19:30 Haus des Rundfunks

Mensch, Musik! #5 Border Issues – an Exploration

Ludwig van Beethoven

Ouvertüre zu Goethes Trauerspiel „Egmont“ f-Moll op. 84

Mauricio Kagel

Marsch Nr. 1 aus “10 Märsche, um den Sieg zu verfehlen”
(kleine Besetzung)

Samaquias Lorta

Interlude I für fünf Live-Musiker und Elektronik

Charles Ives

“The Unanswered Question” for small orchestra

Mauricio Kagel

Marsch Nr. 5 aus “10 Märsche, um den Sieg zu verfehlen”
(kleine Besetzung)

Samaquias Lorta

Interlude II für fünf Live-Musiker und Elektronik

Iannis Xenakis

“Voile” für 20 Streicher

Mauricio Kagel

Marsch Nr. 6 aus “10 Märsche, um den Sieg zu verfehlen”
(kleine Besetzung)

Samaquias Lorta

Interlude III für Elektronik

Richard Wagner

“Lohengrin” WWV 75 – Vorspiel zum 1. Akt

Samaquias Lorta

Interlude IV für Elektronik

Dmitri Shostakovich

Sinfonie Nr. 9 Es-Dur op. 70, 1. Satz: Allegro

Mauricio Kagel

Marsch Nr. 9 aus “10 Märsche, um den Sieg zu verfehlen”
(volles Orchester)

Ralph Vaughan Williams

Sinfonie Nr. 6 e-Moll, 4. Satz: Epilogue

Tarmo Peltokoski

Conductor

Rundfunk-Sinfonieorchester Berlin

tauchgold

Konzept und szenische Einrichtung

Samaquias Lorta

Elektronische Musik

Doron Sadja

Klanginstallation

“You won’t find the limits of the soul even if you walk down all the roads; it is that deep and that wide.” (Heraclitus)

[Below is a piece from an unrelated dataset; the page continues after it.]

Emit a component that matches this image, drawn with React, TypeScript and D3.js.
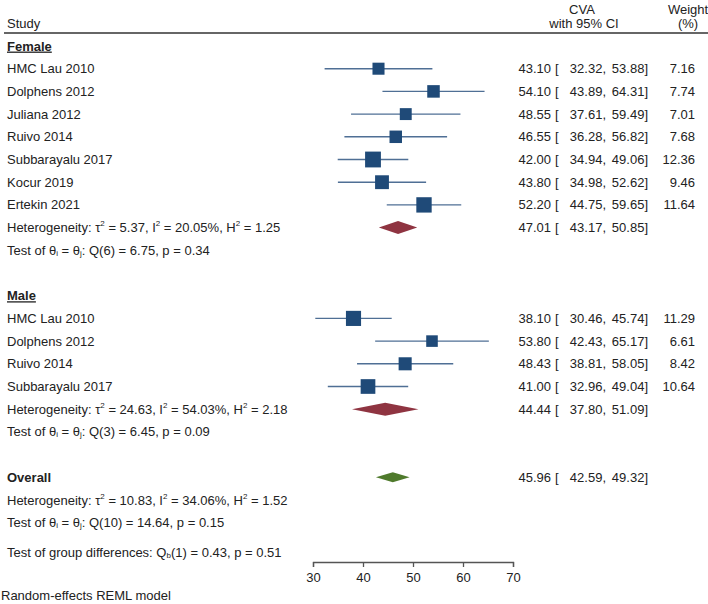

A traveler crosses the border to another country.
A soldier crosses the border to another country.
A fugitive crosses the border to another country.
A timid one crosses the border of his fears.
A dying person crosses the border to death.

The Rundfunk-Sinfonieorchester Berlin transcends the boundaries of symphonic music by inviting artists to push the limits of classical performance practice electronically, videographically and philosophically, while under the baton of Tarmo Peltokoski performing the work of composers who touched the boundaries of their respective times.

Dmitri Shostakovich’s Symphony No. 9, composed in 1945, was not the pathetic victory celebration that the Soviet rulers – and not only they – had expected of him. At the same time, Ralph Vaughan Williams was working on Symphony No. 6, in which one can immediately hear the personal consternation. Mauricio Kagel’s “Ten Marches to Miss Victory” convey in a grandiose comic way the message that the widespread assumption that one can solve the world’s problems in lockstep is an illusion. It’s a message that electronic music composer and performance artist Samaquias Lorta – from the talented pool of Catalyst graduates – takes to give it yet another new, digital twist.

Charles Ives, an American contemporary of Arnold Schönberg, also contemplates the futility of the search for answers. tauchgold embeds all these musical-multimedia impulses in a context of open, philosophical questions: Where do we want to draw the line when we talk about boundaries?